I asked a couple of experienced people for an introduction, but everyone said the same thing: “I can help you with X and Y”. It’s not bad per-se, but it looks like everyone knows only as much as they need, and nobody was really interested to learn more just for the sake of it. (Maybe I’m the weird one here.)
I wanted to change something, both to make my own life easier and to see how hard it actually is. For starters, I decided to organize our workflow. At first, I wanted to change just two things – improve wording in transitions and make the graph accessible for everyone on the team. Here’s what I started with:
There’s no point in zooming in – it was a mess. The transitions (arrows) were all around the place, and it was hard to know what would (or should) happen next. As I was already looking into it, I brainstormed with the team on whether we needed all of it in the first place. As a result, we’ve decided to simplify it slightly at the beginning, and instead of having multiple pre-TO DO states, we have one. Here’s the result:
Firstly, it emphasizes the whole flow and when a task can get “moved back”. Secondly, it’s legible even on a phone, so it should be acceptable for everyone. Lastly, I felt that digging more into Jira’s configuration could be beneficial.
After receiving very positive feedback from the team, I craved more. The next target on my list was more automation – the less people have to interact with it, the better. We already had smart commits in place to link our branches, commits, and pull requests with Jira, but I wanted to bring it to the next level.
Around that time, Jira 9.0 was released, bringing an entirely new Automation feature. If you’ve ever used Zapier, Slack workflow builder, or even Scratch, you’ll feel at home – when a trigger happens, do some action. Sure, there are conditions and branching too, but that’s less important.
Again, I wanted to start small. The first automation was triggered when CI failed, and it moved the issue back to TO FIX status. It was live for a few days, and I quickly learned that it was not as simple as I first thought. The problem was that there was no validation, and if the issue was in a state that had no transition to this status. The automation simply failed, resulting in a sad email. One condition later, everything has worked smoothly for months now.
The next week I added a few more:
It took me less than a quarter to set up all of them, and it shaved off hours of work each month. It sounds crazy, but saving one minute every day for ten people sums up to more than three hours a month.
Not long later, together with the QA team, we added one to ease the release process, i.e., mark the issues as released, notify the watchers, etc. Then were some other ideas, like copying some fields to subtasks or setting assignees based on team preferences.
I love dashboards as much as I love curating them – sizes, labels, colors… All of it.
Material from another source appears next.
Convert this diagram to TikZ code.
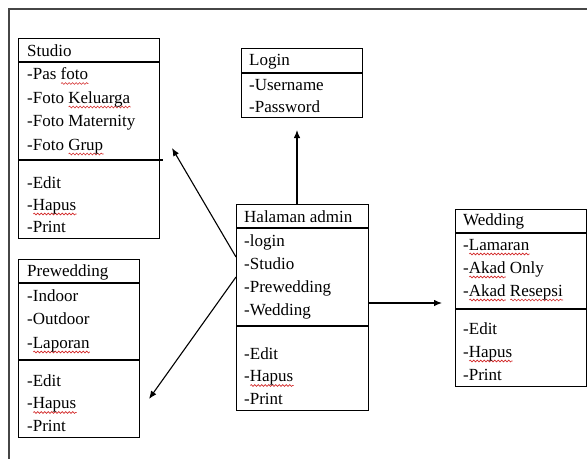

Ranging from the objectively important ones, like a Cloud Watch one that summarizes the state of our application, to the subjectively important ones, like my weight trend. I’m serious about all of them. As Jira allows me to create dashboards, so why wouldn’t I give it a go?
The first one I made was too much – it had a list of tasks with far too many fields, statistics about the issue reporters, time spent on a project, and so on. It was neither useful nor easy on the CPU (it froze my browser once or twice). I had to focus and come up with something better.
The next version, which became our default one, consists of three lists of tasks: active (things the developer should focus on first, based on their status and priority), pre-development (coming up), and post-development (automatically cleaned up list of closed tasks). It may sound silly, but splitting it into three lists had an impact, as people found it easier to catch up with the priorities.
Some time ago, we were looking into how our software is doing based on the reported bugs. In other words, we wanted to know whether the closed bugs (we have an issue type for that) were actually bugs and not other things, e.g., misconfiguration on the user side or a duplicate report. Additionally, we’d like to group them by the area of the app they originated from.
After some digging, I found that the resolution field would be a good place for the former. For the latter, we’ve decided to add three custom fields with a list of predefined values for each. A quick check with filtering to confirm if it works, and there we have it. At least for the new issues.
But what about the others? Custom fields are fine, you can simply set their values, and that’s it (I highly recommend the bulk update for doing so). But the resolution field is so special that it requires a separate article to describe how to do it. Furthermore, it requires adding new transitions to your workflow as well as some post functions… It’s doable but far harder than it could be.
Everyone sees that we’ve improved our Jira setup significantly in the last year. More importantly, people know what we can do, and that we can iterate on the setup – workflow, views, labels, etc. I believe there’re still things we could do better, but I think we’ll get there eventually.
There are some limitations too. For example, if we’d like to react only on some CI checks we have and not all of them (e.g., exclude flaky E2E tests), we’d need to build a whole service just for syncing GitHub with Jira using webhooks.
This whole story felt just like my first time using Linux.